Retype each line exactly. Skip images.

━━━━

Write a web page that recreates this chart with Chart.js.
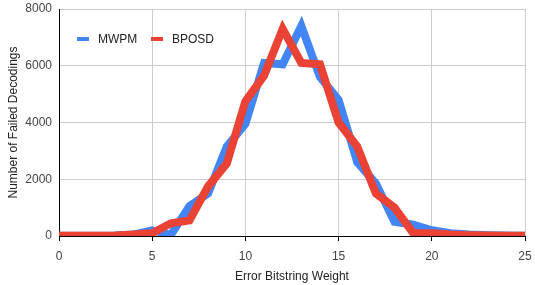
<!DOCTYPE html>
<html>
<head>
<meta charset="utf-8">
<script src="https://cdn.jsdelivr.net/npm/chart.js@4.4.1/dist/chart.umd.min.js"></script>
<style>
  body { margin: 0; background: #fff; font-family: "Liberation Sans", Arial, sans-serif; }
  #wrap { position: relative; width: 535px; height: 285px; }
  .legend { position: absolute; top: 31px; font-size: 12px; color: #222; display: flex; align-items: center; height: 16px; }
  .legend span.mark { display: inline-block; width: 12px; height: 4px; margin-right: 9px; }
</style>
</head>
<body>
<div id="wrap">
  <canvas id="decodingChart" width="535" height="285"></canvas>
  <div class="legend" style="left:77px"><span class="mark" style="background:#4285f4"></span>MWPM</div>
  <div class="legend" style="left:151px"><span class="mark" style="background:#ea4335"></span>BPOSD</div>
</div>
<script>
const weights = [0, 1, 2, 3, 4, 5, 6, 7, 8, 9, 10, 11, 12, 13, 14, 15, 16, 17, 18, 19, 20, 21, 22, 23, 24, 25];
const mwpm = [10, 10, 10, 20, 50, 200, 40, 1050, 1500, 3150, 3950, 6100, 6050, 7400, 5600, 4800, 2600, 1850, 500, 400, 200, 100, 50, 30, 20, 10];
const bposd = [10, 10, 10, 20, 50, 100, 450, 550, 1750, 2550, 4750, 5650, 7300, 6100, 6050, 4000, 3150, 1500, 1000, 100, 100, 50, 30, 20, 10, 10];
const xTicks = [0, 5, 10, 15, 20, 25];
const yTicks = [0, 2000, 4000, 6000, 8000];

function toPoints(values) {
  return weights.map((w, i) => ({ x: w, y: values[i] }));
}

// stop the axes from reserving extra room for their end labels
function fixSize(s, w, h) {
  if (w) s.width = w;
  if (h) s.height = h;
  s.paddingTop = 0;
  s.paddingBottom = 0;
  s.paddingLeft = 0;
  s.paddingRight = 0;
}

const tickFont = { family: "Liberation Sans, Arial, sans-serif", size: 12 };

new Chart(document.getElementById("decodingChart"), {
  type: "line",
  data: {
    datasets: [
      {
        label: "MWPM",
        data: toPoints(mwpm),
        borderColor: "#4285f4",
        borderWidth: 8,
        pointRadius: 0,
        tension: 0,
        clip: 0,
        order: 1
      },
      {
        label: "BPOSD",
        data: toPoints(bposd),
        borderColor: "#ea4335",
        borderWidth: 8,
        pointRadius: 0,
        tension: 0,
        clip: 0,
        order: 0
      }
    ]
  },
  options: {
    responsive: false,
    animation: false,
    devicePixelRatio: 1,
    layout: { padding: { top: 9, right: 10, left: 0, bottom: 0 } },
    plugins: { legend: { display: false }, tooltip: { enabled: false } },
    scales: {
      x: {
        type: "linear",
        min: 0,
        max: 25,
        afterBuildTicks: s => { s.ticks = xTicks.map(v => ({ value: v })); },
        afterFit: s => fixSize(s, 0, 49),
        grid: { color: "#cccccc", tickColor: "#000000", tickLength: 5 },
        border: { color: "#000000" },
        ticks: { font: tickFont, color: "#444444", padding: 8, maxRotation: 0, callback: v => String(v) },
        title: {
          display: true,
          text: "Error Bitstring Weight",
          font: tickFont,
          color: "#222222",
          padding: { top: 4, bottom: 1 }
        }
      },
      y: {
        min: 0,
        max: 8000,
        afterBuildTicks: s => { s.ticks = yTicks.map(v => ({ value: v })); },
        afterFit: s => fixSize(s, 59, 0),
        grid: { color: "#cccccc", drawTicks: false },
        border: { color: "#000000" },
        ticks: { font: tickFont, color: "#444444", padding: 7, callback: v => String(v) },
        title: {
          display: true,
          text: "Number of Failed Decodings",
          font: tickFont,
          color: "#222222",
          padding: { top: 6, bottom: 0 }
        }
      }
    }
  }
});
</script>
</body>
</html>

━━━━

**SOLUTION BELOW**
Write a web page that recreates this chart with Chart.js.
<!DOCTYPE html>
<html>
<head>
<meta charset="utf-8">
<script src="https://cdn.jsdelivr.net/npm/chart.js@4.4.1/dist/chart.umd.min.js"></script>
<style>
  body { margin: 0; background: #fff; font-family: "Liberation Sans", Arial, sans-serif; }
  #wrap { position: relative; width: 535px; height: 285px; }
  .legend { position: absolute; top: 31px; font-size: 12px; color: #222; display: flex; align-items: center; height: 16px; }
  .legend span.mark { display: inline-block; width: 12px; height: 4px; margin-right: 9px; }
</style>
</head>
<body>
<div id="wrap">
  <canvas id="decodingChart" width="535" height="285"></canvas>
  <div class="legend" style="left:77px"><span class="mark" style="background:#4285f4"></span>MWPM</div>
  <div class="legend" style="left:151px"><span class="mark" style="background:#ea4335"></span>BPOSD</div>
</div>
<script>
const weights = [0, 1, 2, 3, 4, 5, 6, 7, 8, 9, 10, 11, 12, 13, 14, 15, 16, 17, 18, 19, 20, 21, 22, 23, 24, 25];
const mwpm = [10, 10, 10, 20, 50, 200, 40, 1050, 1500, 3150, 3950, 6100, 6050, 7400, 5600, 4800, 2600, 1850, 500, 400, 200, 100, 50, 30, 20, 10];
const bposd = [10, 10, 10, 20, 50, 100, 450, 550, 1750, 2550, 4750, 5650, 7300, 6100, 6050, 4000, 3150, 1500, 1000, 100, 100, 50, 30, 20, 10, 10];
const xTicks = [0, 5, 10, 15, 20, 25];
const yTicks = [0, 2000, 4000, 6000, 8000];

function toPoints(values) {
  return weights.map((w, i) => ({ x: w, y: values[i] }));
}

// stop the axes from reserving extra room for their end labels
function fixSize(s, w, h) {
  if (w) s.width = w;
  if (h) s.height = h;
  s.paddingTop = 0;
  s.paddingBottom = 0;
  s.paddingLeft = 0;
  s.paddingRight = 0;
}

const tickFont = { family: "Liberation Sans, Arial, sans-serif", size: 12 };

new Chart(document.getElementById("decodingChart"), {
  type: "line",
  data: {
    datasets: [
      {
        label: "MWPM",
        data: toPoints(mwpm),
        borderColor: "#4285f4",
        borderWidth: 8,
        pointRadius: 0,
        tension: 0,
        clip: 0,
        order: 1
      },
      {
        label: "BPOSD",
        data: toPoints(bposd),
        borderColor: "#ea4335",
        borderWidth: 8,
        pointRadius: 0,
        tension: 0,
        clip: 0,
        order: 0
      }
    ]
  },
  options: {
    responsive: false,
    animation: false,
    devicePixelRatio: 1,
    layout: { padding: { top: 9, right: 10, left: 0, bottom: 0 } },
    plugins: { legend: { display: false }, tooltip: { enabled: false } },
    scales: {
      x: {
        type: "linear",
        min: 0,
        max: 25,
        afterBuildTicks: s => { s.ticks = xTicks.map(v => ({ value: v })); },
        afterFit: s => fixSize(s, 0, 49),
        grid: { color: "#cccccc", tickColor: "#000000", tickLength: 5 },
        border: { color: "#000000" },
        ticks: { font: tickFont, color: "#444444", padding: 8, maxRotation: 0, callback: v => String(v) },
        title: {
          display: true,
          text: "Error Bitstring Weight",
          font: tickFont,
          color: "#222222",
          padding: { top: 4, bottom: 1 }
        }
      },
      y: {
        min: 0,
        max: 8000,
        afterBuildTicks: s => { s.ticks = yTicks.map(v => ({ value: v })); },
        afterFit: s => fixSize(s, 59, 0),
        grid: { color: "#cccccc", drawTicks: false },
        border: { color: "#000000" },
        ticks: { font: tickFont, color: "#444444", padding: 7, callback: v => String(v) },
        title: {
          display: true,
          text: "Number of Failed Decodings",
          font: tickFont,
          color: "#222222",
          padding: { top: 6, bottom: 0 }
        }
      }
    }
  }
});
</script>
</body>
</html>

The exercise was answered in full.